* [EXERCISE]: Copy the lines of the data below exactly, starting at the first and stopping after the line that contains "4.2, 4.0, 3.8]"; include no pictures.

* [DATA SHOWN]:
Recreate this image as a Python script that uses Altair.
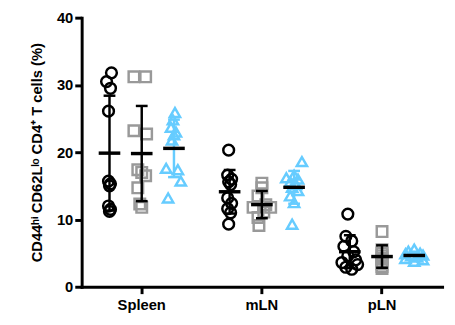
import altair as alt
import pandas as pd

tissues = ["Spleen", "mLN", "pLN"]
groups = ["A", "B", "C"]

spleen_a = [31.8, 30.5, 29.5, 26.1, 15.7, 15.3, 15.0, 12.0, 11.5, 11.2]
spleen_b = [31.2, 31.2, 23.2, 22.7, 17.4, 17.0, 16.5, 14.7, 12.3, 11.8]
spleen_c = [25.9, 24.8, 23.7, 23.0, 22.6, 21.8, 17.6, 17.4, 15.7, 13.2]
mln_a = [20.3, 16.6, 16.0, 15.6, 15.2, 13.2, 12.4, 11.6, 11.0, 9.3]
mln_b = [15.4, 14.7, 13.5, 12.2, 11.8, 11.8, 11.1, 10.3, 9.1]
mln_c = [18.6, 16.6, 16.2, 16.0, 15.6, 15.2, 14.8, 14.3, 13.5, 12.5, 9.3]
pln_a = [10.8, 7.5, 6.8, 6.0, 5.2, 4.6, 4.0, 3.6, 3.3, 2.9, 2.6]
pln_b = [8.2, 5.5, 5.0, 4.6, 4.2, 3.8, 3.4, 3.0, 2.7]
pln_c = [5.6, 5.3, 5.0, 4.9, 4.7, 4.6, 4.4, 4.2, 4.0, 3.8]

# horizontal scatter (jitter) of each point, in pixels
spleen_a_j = [2, -3, 1, -1, -1, 1, 0, -1, 1, 0]
spleen_b_j = [-8, 4, -8, 5, -4, 0, 4, -4, -2, 0]
spleen_c_j = [1, -1, -3, 2, 0, -2, -8, 4, 7, -6]
mln_a_j = [-1, -2, 2, -1, 1, -2, 2, -2, 1, -1]
mln_b_j = [0, 0, -4, 4, -9, 9, 2, -4, -3]
mln_c_j = [8, 0, -8, 4, -4, 2, -2, 4, -4, 0, -2]
pln_a_j = [-2, -4, 2, -6, 4, -2, 6, -8, 8, -4, 2]
pln_b_j = [0, 0, 0, 0, 0, 0, 0, 0, 0]
pln_c_j = [0, -6, 6, -9, 9, -3, 3, -9, 9, 0]

series = {
    ("Spleen", "A"): (spleen_a, spleen_a_j),
    ("Spleen", "B"): (spleen_b, spleen_b_j),
    ("Spleen", "C"): (spleen_c, spleen_c_j),
    ("mLN", "A"): (mln_a, mln_a_j),
    ("mLN", "B"): (mln_b, mln_b_j),
    ("mLN", "C"): (mln_c, mln_c_j),
    ("pLN", "A"): (pln_a, pln_a_j),
    ("pLN", "B"): (pln_b, pln_b_j),
    ("pLN", "C"): (pln_c, pln_c_j),
}

rows = []
for (t, g), (vals, jit) in series.items():
    for v, j in zip(vals, jit):
        rows.append({"tissue": t, "group": g, "value": v, "jitter": j})
df = pd.DataFrame(rows)

GAP = 33
offset_expr = f"(indexof(['A','B','C'], datum.group) - 1) * {GAP}"

x_enc = alt.X("tissue:N", sort=tissues,
              scale=alt.Scale(paddingInner=0, paddingOuter=0),
              axis=alt.Axis(title=None, labelAngle=0, domainWidth=3, domainColor="black",
                            tickWidth=3, tickColor="black", tickSize=7,
                            labelFont="Liberation Sans", labelFontWeight="bold",
                            labelFontSize=15, labelColor="black", labelPadding=4))
y_enc = alt.Y("value:Q",
              scale=alt.Scale(domain=[0, 40], nice=False),
              axis=alt.Axis(values=[0, 10, 20, 30, 40], title="CD44ʰⁱ CD62Lˡᵒ CD4⁺ T cells (%)",
                            domainWidth=3, domainColor="black", tickWidth=3, tickColor="black",
                            tickSize=7, grid=False, labelFont="Liberation Sans",
                            labelFontWeight="bold", labelFontSize=15, labelColor="black",
                            labelPadding=2, titleFont="Liberation Sans", titleFontWeight="bold",
                            titleFontSize=15, titleColor="black", titlePadding=12))
off_scale = alt.Scale(domain=[-61.5, 61.5], nice=False, zero=False)

base = alt.Chart(df)

points = base.transform_calculate(
    off=offset_expr + " + datum.jitter"
).mark_point(filled=False, strokeWidth=2.5, opacity=1).encode(
    x=x_enc,
    xOffset=alt.XOffset("off:Q", scale=off_scale),
    y=y_enc,
    shape=alt.Shape("group:N", scale=alt.Scale(domain=groups, range=["circle", "square", "triangle-up"]), legend=None),
    color=alt.Color("group:N", scale=alt.Scale(domain=groups, range=["black", "#999999", "#66CCFF"]), legend=None),
    size=alt.Size("group:N", scale=alt.Scale(domain=groups, range=[120, 110, 130]), legend=None),
)

stats = base.transform_aggregate(
    mean="mean(value)", sd="stdev(value)", groupby=["tissue", "group"]
).transform_calculate(
    lo="datum.mean - datum.sd", hi="datum.mean + datum.sd", off=offset_expr
)

bar_color = alt.condition(alt.datum.group == "C", alt.value("#66CCFF"), alt.value("black"))
xo = alt.XOffset("off:Q", scale=off_scale)

rule = stats.mark_rule(strokeWidth=2.5, opacity=1).encode(
    x=x_enc, xOffset=xo, y=alt.Y("lo:Q"), y2="hi:Q", color=bar_color)
cap_lo = stats.mark_tick(thickness=2.5, size=12, opacity=1).encode(
    x=x_enc, xOffset=xo, y=alt.Y("lo:Q"), color=bar_color)
cap_hi = stats.mark_tick(thickness=2.5, size=12, opacity=1).encode(
    x=x_enc, xOffset=xo, y=alt.Y("hi:Q"), color=bar_color)
mean_tick = stats.mark_tick(thickness=3.5, size=22, color="black", opacity=1).encode(
    x=x_enc, xOffset=xo, y=alt.Y("mean:Q"))

chart = alt.layer(points, rule, cap_lo, cap_hi, mean_tick).properties(
    width=367, height=274,
    autosize=alt.AutoSizeParams(type="none"),
    padding={"left": 75, "top": 7, "right": 5, "bottom": 30},
).configure_view(stroke=None).configure_axisX(domainCap="square").configure_axisY(domainCap="square")

chart.save("out.html", embed_options={"renderer": "svg", "actions": False})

* [RESPONSE TO THE TASK]:
Recreate this image as a Python script that uses Altair.
import altair as alt
import pandas as pd

tissues = ["Spleen", "mLN", "pLN"]
groups = ["A", "B", "C"]

spleen_a = [31.8, 30.5, 29.5, 26.1, 15.7, 15.3, 15.0, 12.0, 11.5, 11.2]
spleen_b = [31.2, 31.2, 23.2, 22.7, 17.4, 17.0, 16.5, 14.7, 12.3, 11.8]
spleen_c = [25.9, 24.8, 23.7, 23.0, 22.6, 21.8, 17.6, 17.4, 15.7, 13.2]
mln_a = [20.3, 16.6, 16.0, 15.6, 15.2, 13.2, 12.4, 11.6, 11.0, 9.3]
mln_b = [15.4, 14.7, 13.5, 12.2, 11.8, 11.8, 11.1, 10.3, 9.1]
mln_c = [18.6, 16.6, 16.2, 16.0, 15.6, 15.2, 14.8, 14.3, 13.5, 12.5, 9.3]
pln_a = [10.8, 7.5, 6.8, 6.0, 5.2, 4.6, 4.0, 3.6, 3.3, 2.9, 2.6]
pln_b = [8.2, 5.5, 5.0, 4.6, 4.2, 3.8, 3.4, 3.0, 2.7]
pln_c = [5.6, 5.3, 5.0, 4.9, 4.7, 4.6, 4.4, 4.2, 4.0, 3.8]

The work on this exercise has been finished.